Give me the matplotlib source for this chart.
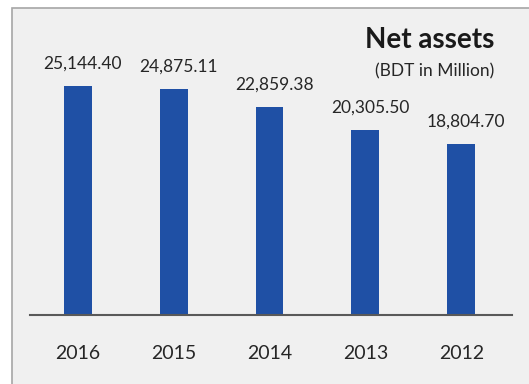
import matplotlib.pyplot as plt
from matplotlib.patches import Rectangle

years = ["2016", "2015", "2014", "2013", "2012"]
net_assets = [25144.40, 24875.11, 22859.38, 20305.50, 18804.70]
value_labels = ["25,144.40", "24,875.11", "22,859.38", "20,305.50", "18,804.70"]

plt.rcParams["font.family"] = ["Lato", "DejaVu Sans"]

W, H = 529, 384
fig = plt.figure(figsize=(W / 100, H / 100), dpi=100)
fig.patch.set_facecolor("white")

# grey panel with a thin border, running off the right and bottom edges
fig.patches.append(Rectangle((12 / W, -0.05), 1.1, (H - 8) / H + 0.05,
                             transform=fig.transFigure, facecolor="#f0f0f0",
                             edgecolor="#a6a6a6", linewidth=1.2, zorder=-1))

ax = fig.add_axes([30 / W, (H - 315) / H, (512 - 30) / W, (315 - 20) / H])
ax.patch.set_alpha(0)

x = list(range(len(years)))
ax.bar(x, net_assets, width=0.29, color="#1f50a5", zorder=2)

for xi, v, lab in zip(x, net_assets, value_labels):
    ax.annotate(lab, (xi + 0.05, v), xytext=(0, 16), textcoords="offset points",
                ha="center", va="center", fontsize=12.5, color="#262626")

ax.set_xlim(-0.50, 4.53)
ax.set_ylim(0, 32400)
ax.set_xticks(x)
ax.set_xticklabels(years, fontsize=14, color="#262626")
ax.tick_params(axis="x", length=0, pad=21.5)
ax.set_yticks([])

for side in ["top", "left", "right"]:
    ax.spines[side].set_visible(False)
ax.spines["bottom"].set_color("#595959")
ax.spines["bottom"].set_linewidth(1.5)

fig.text(494 / W, 1 - 40 / H, "Net assets", ha="right", va="center",
         fontsize=20, fontweight="bold", color="#1a1a1a")
fig.text(494 / W, 1 - 71 / H, "(BDT in Million)", ha="right", va="center",
         fontsize=12.5, color="#262626")

fig.savefig("out.png", dpi=100)
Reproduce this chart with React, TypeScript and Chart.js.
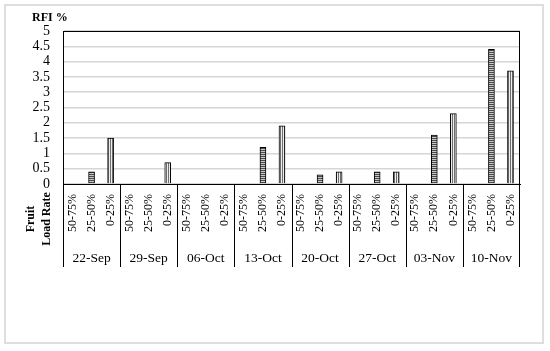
import React, { useEffect, useRef } from "react";
import { Chart, registerables } from "chart.js";
Chart.register(...registerables);

const dates = ["22-Sep", "29-Sep", "06-Oct", "13-Oct", "20-Oct", "27-Oct", "03-Nov", "10-Nov"];
const rates = ["50-75%", "25-50%", "0-25%"];
const rate50to75 = [0, 0, 0, 0, 0, 0, 0, 0];
const rate25to50 = [0.4, 0, 0, 1.2, 0.3, 0.4, 1.6, 4.4];
const rate0to25 = [1.5, 0.7, 0, 1.9, 0.4, 0.4, 2.3, 3.7];
const yTitle = "RFI %";
const xTitle = ["Fruit", "Load Rate"];

const FONT = "'Liberation Serif', 'Times New Roman', serif";

function makePattern(kind: "h" | "v"): CanvasPattern | string {
  const c = document.createElement("canvas");
  const ctx = c.getContext("2d");
  if (!ctx) return "#888";
  if (kind === "h") {
    c.width = 4; c.height = 2;
    ctx.fillStyle = "#4a4a4a"; ctx.fillRect(0, 0, 4, 1);
    ctx.fillStyle = "#c8c8c8"; ctx.fillRect(0, 1, 4, 1);
  } else {
    c.width = 2; c.height = 2;
    ctx.fillStyle = "#6e6e6e"; ctx.fillRect(0, 0, 1, 2);
    ctx.fillStyle = "#eeeeee"; ctx.fillRect(1, 0, 1, 2);
  }
  return ctx.createPattern(c, "repeat") || "#888";
}

export default function App() {
  const ref = useRef<HTMLCanvasElement | null>(null);
  useEffect(() => {
    if (!ref.current) return;
    const labels: string[] = [];
    const values: number[] = [];
    const colors: any[] = [];
    const hPat = makePattern("h");
    const vPat = makePattern("v");
    dates.forEach((_, i) => {
      const vals = [rate50to75[i], rate25to50[i], rate0to25[i]];
      rates.forEach((r, j) => {
        labels.push(r);
        values.push(vals[j]);
        colors.push(j === 0 ? "#888" : j === 1 ? hPat : vPat);
      });
    });

    const decor = {
      id: "decor",
      afterDraw(chart: any) {
        const { ctx, chartArea } = chart;
        const { left, right, top, bottom } = chartArea;
        ctx.save();
        ctx.strokeStyle = "#000";
        ctx.lineWidth = 1;
        ctx.beginPath();
        ctx.moveTo(left, top + 0.5);
        ctx.lineTo(right, top + 0.5);
        ctx.moveTo(Math.round(right) - 0.5, top);
        ctx.lineTo(Math.round(right) - 0.5, bottom);
        const gw = (right - left) / dates.length;
        for (let i = 0; i <= dates.length; i++) {
          const x = Math.round(left + i * gw) + (i === dates.length ? -0.5 : 0.5);
          ctx.moveTo(x, bottom);
          ctx.lineTo(x, bottom + 83);
        }
        ctx.stroke();
        ctx.fillStyle = "#000";
        ctx.font = `13.5px ${FONT}`;
        ctx.textAlign = "center";
        ctx.textBaseline = "middle";
        dates.forEach((d, i) => {
          ctx.fillText(d, left + (i + 0.5) * gw, bottom + 74);
        });
        ctx.font = `bold 12px ${FONT}`;
        ctx.textAlign = "left";
        ctx.fillText(yTitle, 32, 18);
        ctx.save();
        ctx.translate(31, 219);
        ctx.rotate(-Math.PI / 2);
        ctx.textAlign = "center";
        ctx.fillText(xTitle[0], 0, 0);
        ctx.restore();
        ctx.save();
        ctx.translate(47, 219);
        ctx.rotate(-Math.PI / 2);
        ctx.textAlign = "center";
        ctx.fillText(xTitle[1], 0, 0);
        ctx.restore();
        ctx.restore();
      },
    };

    const chart = new Chart(ref.current, {
      type: "bar",
      data: {
        labels,
        datasets: [
          {
            data: values,
            backgroundColor: colors,
            borderColor: "#000",
            borderWidth: 1,
            barThickness: 6,
          },
        ],
      },
      options: {
        responsive: false,
        animation: false,
        layout: { padding: { top: 31, right: 30, left: 0, bottom: 0 } },
        plugins: { legend: { display: false }, tooltip: { enabled: false } },
        scales: {
          x: {
            afterFit: (s: any) => { s.height = 167; },
            grid: { display: false, drawTicks: false },
            border: { display: true, color: "#000", width: 1 },
            ticks: {
              autoSkip: false,
              maxRotation: 90,
              minRotation: 90,
              padding: 10,
              color: "#000",
              font: { family: FONT, size: 12 },
            },
          },
          y: {
            min: 0,
            max: 5,
            afterFit: (s: any) => { s.width = 63; },
            grid: { color: "#d6d6d6", lineWidth: 1.5, drawTicks: false },
            border: { display: true, color: "#000", width: 1 },
            ticks: {
              stepSize: 0.5,
              autoSkip: false,
              padding: 13,
              color: "#000",
              font: { family: FONT, size: 14 },
              callback: (v: any) => String(v),
            },
          },
        },
      },
      plugins: [decor],
    });
    return () => chart.destroy();
  }, []);

  return (
    <div style={{ position: "absolute", left: 0, top: 0, width: 550, height: 351, background: "#fff" }}>
      <div
        style={{
          position: "absolute",
          left: 4,
          top: 4,
          width: 536,
          height: 336,
          border: "2px solid #dedede",
        }}
      />
      <canvas ref={ref} width={550} height={351} style={{ position: "absolute", left: 0, top: 0, width: 550, height: 351 }} />
    </div>
  );
}
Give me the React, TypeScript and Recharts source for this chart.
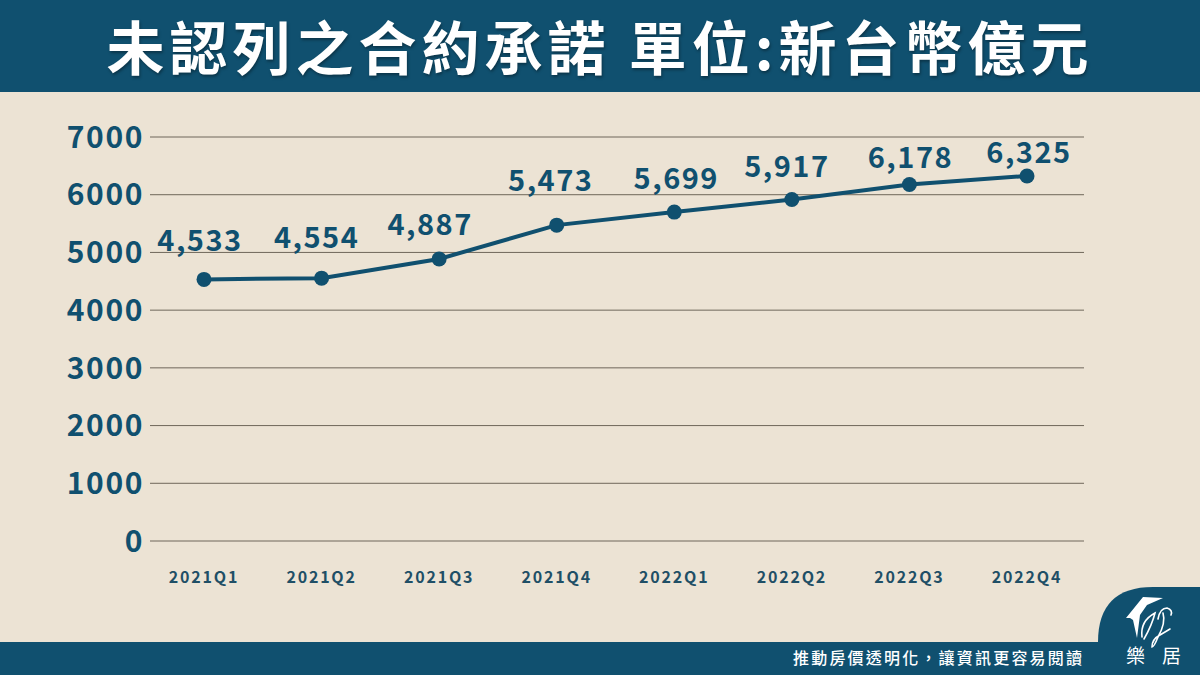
import React from 'react';
import { LineChart, Line, XAxis, YAxis, CartesianGrid, LabelList } from 'recharts';

const quarters = ['2021Q1', '2021Q2', '2021Q3', '2021Q4', '2022Q1', '2022Q2', '2022Q3', '2022Q4'];
const commitments = [4533, 4554, 4887, 5473, 5699, 5917, 6178, 6325];
const yTicks = [0, 1000, 2000, 3000, 4000, 5000, 6000, 7000];
// the source nudges every label by hand, [dx, dy] from its point
const labelNudges = [
  [-4, -41], [-5, -43], [-9, -37], [-6, -47], [2, -36], [-5, -36], [1, -29], [2, -26],
];

const NAVY = '#10506f';
const CJK = '"Noto Sans CJK TC", "Noto Sans", sans-serif';

const data = quarters.map((quarter, i) => ({ quarter, value: commitments[i] }));

const PointLabel = (props: any) => {
  const { x, y, value, index } = props;
  const [dx, dy] = labelNudges[index];
  return (
    <text
      x={x + dx}
      y={y + dy}
      textAnchor="middle"
      dominantBaseline="central"
      fill={NAVY}
      fontSize={29}
      fontWeight={600}
      letterSpacing={1.5}
      fontFamily={CJK}
    >
      {Number(value).toLocaleString('en-US')}
    </text>
  );
};

const Logo = () => (
  <svg width={102} height={88} style={{ position: 'absolute', left: 1098, top: 587 }}>
    <path d="M0 88 V55 Q0 0 55 0 H102 V88 Z" fill={NAVY} />
    <path d="M28 31 L45 10 L65 11 L49 18 L42 28 L39 51 L35 33 L32 31 Z" fill="#fff" />
    <path
      d="M44 50 Q42 34 57 26 Q54 38 46 52 M60 32 Q62 21 69 21 Q75 23 73 28 M65 26 Q68 36 60 50 Q56 60 54 60 Q54 52 62 48 L72 42"
      fill="none"
      stroke="#fff"
      strokeWidth={1.6}
      strokeLinecap="round"
    />
  </svg>
);

export default function App() {
  return (
    <div
      style={{
        position: 'absolute',
        left: 0,
        top: 0,
        width: 1200,
        height: 675,
        overflow: 'hidden',
        background: '#ece3d4',
        fontFamily: CJK,
      }}
    >
      <div
        style={{
          position: 'absolute',
          left: 0,
          top: 0,
          width: 1200,
          height: 92,
          lineHeight: '90px',
          background: NAVY,
          color: '#fff',
          textAlign: 'center',
          fontSize: 58,
          fontWeight: 700,
          letterSpacing: 5,
          whiteSpace: 'pre',
          textShadow: '1px 2px 3px rgba(0,0,0,0.35)',
        }}
      >
        未認列之合約承諾 單位:新台幣億元
      </div>

      <LineChart
        width={1200}
        height={675}
        data={data}
        margin={{ top: 137, right: 116, bottom: 0, left: 0 }}
        style={{ position: 'absolute', left: 0, top: 0 }}
      >
        <CartesianGrid vertical={false} stroke="#6f675a" strokeWidth={1} />
        <XAxis
          dataKey="quarter"
          height={134}
          axisLine={false}
          tickLine={false}
          tickMargin={25}
          padding={{ left: 54, right: 57 }}
          interval={0}
          tick={{ fill: '#1f4f66', fontSize: 16, fontWeight: 700, letterSpacing: 1.8, fontFamily: CJK }}
        />
        <YAxis
          width={150}
          domain={[0, 7000]}
          ticks={yTicks}
          interval={0}
          axisLine={false}
          tickLine={false}
          tickMargin={0}
          tick={{ fill: NAVY, fontSize: 30, fontWeight: 600, letterSpacing: 1.6, fontFamily: CJK }}
        />
        <Line
          type="linear"
          dataKey="value"
          stroke={NAVY}
          strokeWidth={4}
          dot={{ r: 7.5, fill: NAVY, stroke: NAVY, strokeWidth: 0 }}
          isAnimationActive={false}
        >
          <LabelList dataKey="value" content={PointLabel} />
        </Line>
      </LineChart>

      <div
        style={{
          position: 'absolute',
          left: 0,
          top: 642,
          width: 1200,
          height: 33,
          background: NAVY,
        }}
      />
      <Logo />
      <div
        style={{
          position: 'absolute',
          left: 793,
          top: 642,
          height: 33,
          lineHeight: '31px',
          color: '#fff',
          fontSize: 16,
          fontWeight: 500,
          letterSpacing: 2.2,
          whiteSpace: 'pre',
        }}
      >
        {'推動房價透明化\uFF0C讓資訊更容易閱讀'}
      </div>
      <div
        style={{
          position: 'absolute',
          left: 1126,
          top: 640,
          height: 30,
          lineHeight: '30px',
          color: '#fff',
          fontSize: 19,
          letterSpacing: 17,
          whiteSpace: 'pre',
        }}
      >
        樂居
      </div>
    </div>
  );
}
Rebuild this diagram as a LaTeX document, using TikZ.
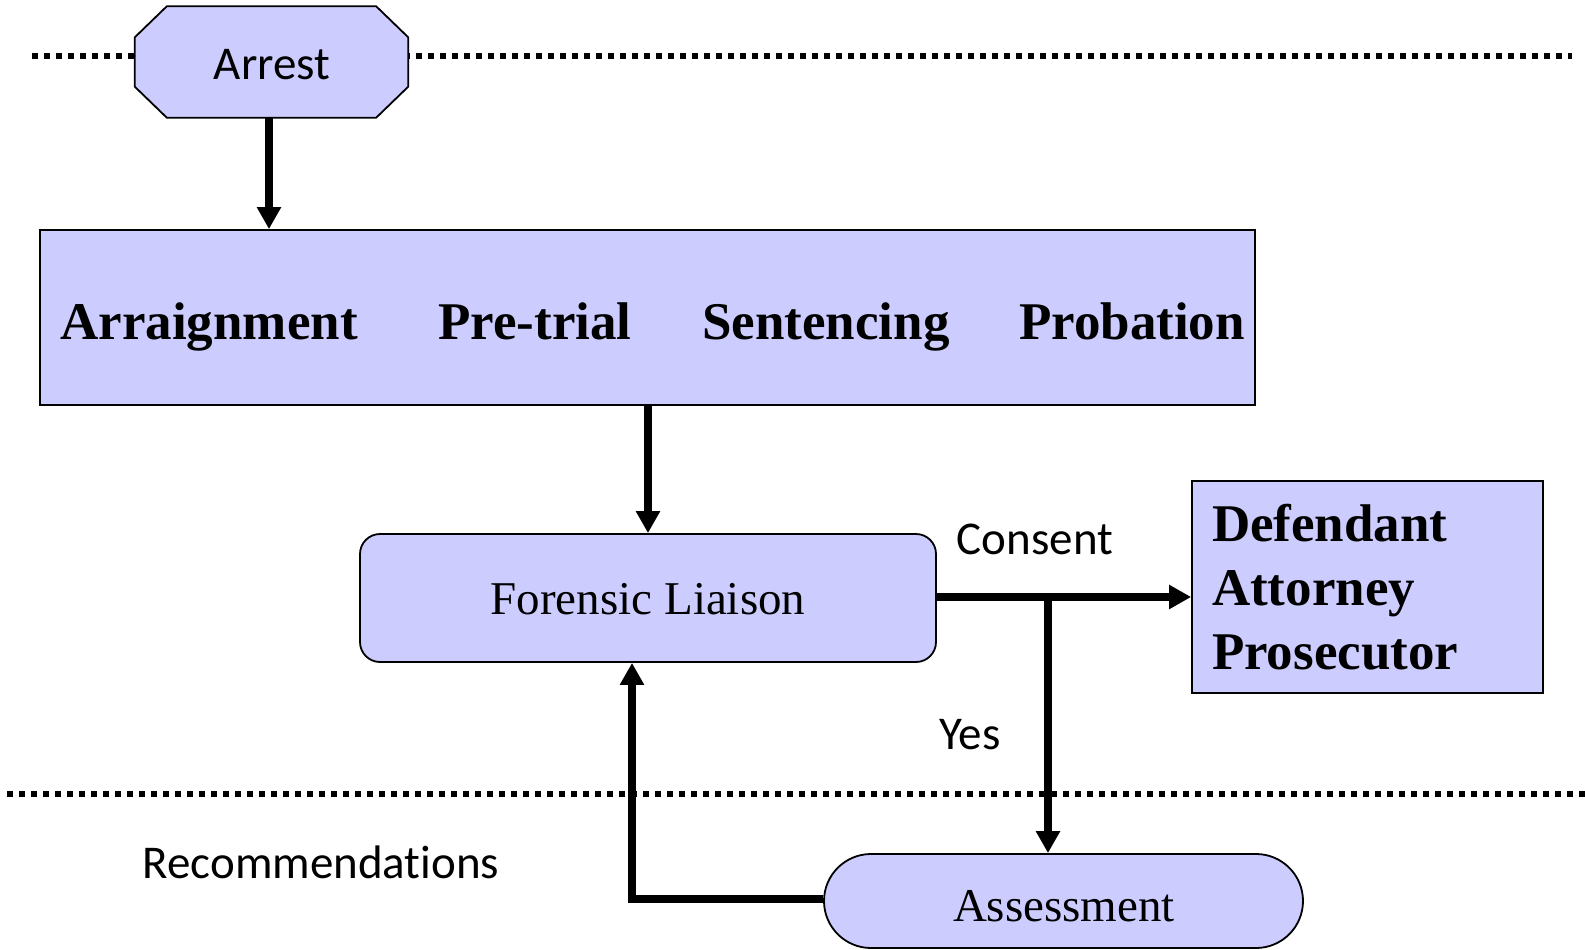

• [What you have to do]
Every line from the top of the material above through the line with "ax.patch.set_alpha(0)" should be duplicated exactly, please; leave out the pictures.

• [Result of this exercise]
Give me the matplotlib source for this chart.
import matplotlib.pyplot as plt
from matplotlib.patches import Rectangle

years = ["2016", "2015", "2014", "2013", "2012"]
net_assets = [25144.40, 24875.11, 22859.38, 20305.50, 18804.70]
value_labels = ["25,144.40", "24,875.11", "22,859.38", "20,305.50", "18,804.70"]

plt.rcParams["font.family"] = ["Lato", "DejaVu Sans"]

W, H = 529, 384
fig = plt.figure(figsize=(W / 100, H / 100), dpi=100)
fig.patch.set_facecolor("white")

# grey panel with a thin border, running off the right and bottom edges
fig.patches.append(Rectangle((12 / W, -0.05), 1.1, (H - 8) / H + 0.05,
                             transform=fig.transFigure, facecolor="#f0f0f0",
                             edgecolor="#a6a6a6", linewidth=1.2, zorder=-1))

ax = fig.add_axes([30 / W, (H - 315) / H, (512 - 30) / W, (315 - 20) / H])
ax.patch.set_alpha(0)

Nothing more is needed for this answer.